The International Energy Agency (IEA; French: Agence internationale de l'énergie) is a Paris-based autonomous intergovernmental organization established in the framework of the Organisation for Economic Co-operation and Development (OECD) in 1974 in the wake of the 1973 oil crisis. The IEA was initially dedicated to responding to physical disruptions in the supply of oil, as well as serving as an information source on statistics about the international oil market and other energy sectors.
The IEA acts as a policy adviser to its member states, but also works with non-member countries, especially China, India, and Russia. The Agency's mandate has broadened to focus on the "3Es" of effectual energy policy: energy security, economic development, and environmental protection. The latter has focused on mitigating climate change. The IEA has a broad role in promoting alternate energy sources (including renewable energy), rational energy policies, and multinational energy technology co-operation.
IEA member countries are required to maintain total oil stock levels equivalent to at least 90 days of the previous year's net imports. At the end of July 2009, IEA member countries held a combined stockpile of almost 4.3 billion barrels (680,000,000 m3) of oil.
On 1 September 2015, Fatih Birol took office as the new Executive Director, succeeding in this position former Dutch Minister of Economic Affairs, Maria van der Hoeven.The IEA has been strongly criticised for having consistently highly inaccurate forecasts of both fossil fuel and renewable energy. Fossil fuel predictions have been criticised as being highly optimistic, and estimates of renewable energy deployment were consistently found to be extremely pessimistic. Some renewable predictions were reached more than fifteen years early, with estimates being off by almost five thousand percent over five years.

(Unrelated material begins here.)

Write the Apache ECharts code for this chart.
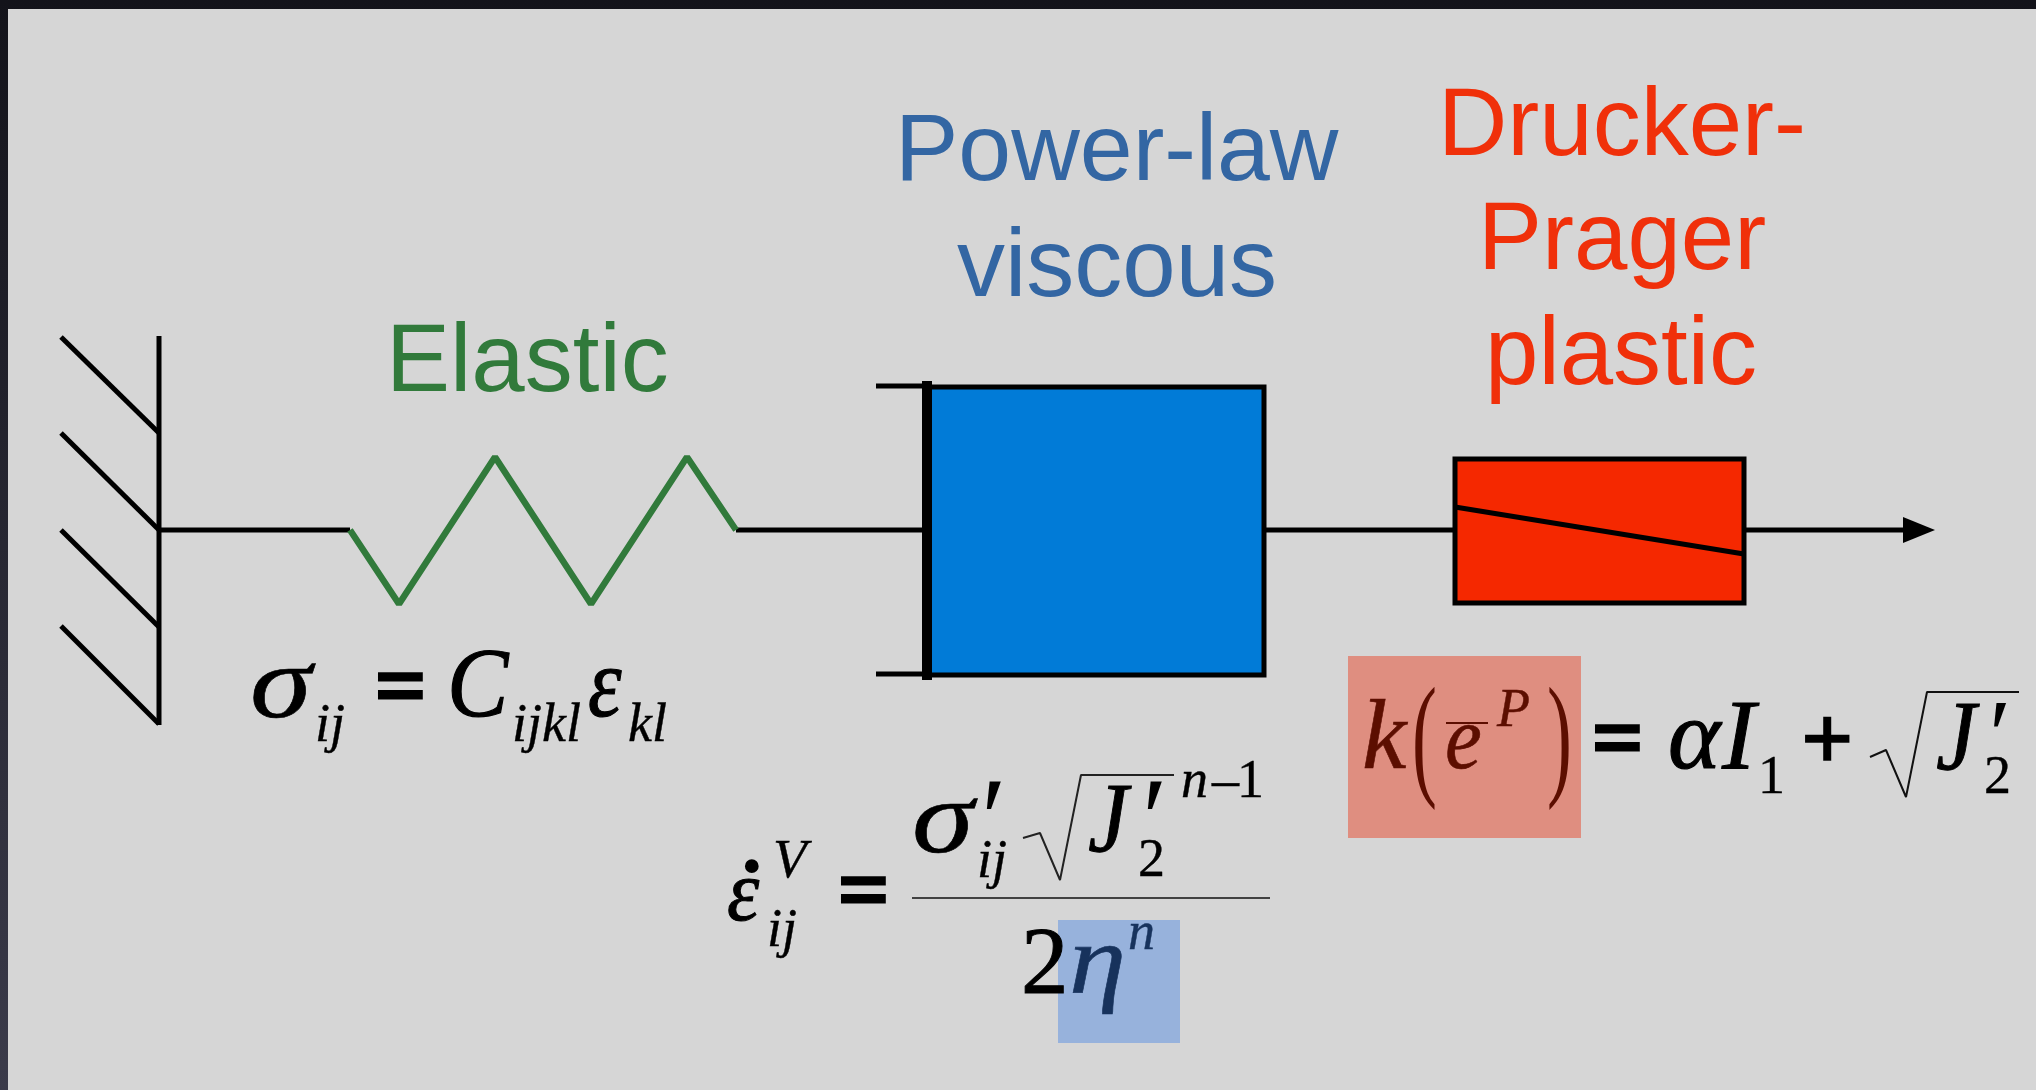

The IEA has also been criticized for failing to create a 1.5°C scenario and place it centrally in its annual World Energy Outlook report. All IEA member countries have signed the Paris Agreement which strives to limit warming to 1.5°C and two thirds of IEA member governments have made commitments to emission neutrality in 2050. The IEA's Sustainable Development Scenario projects net-zero emissions in 2070, two decades too late.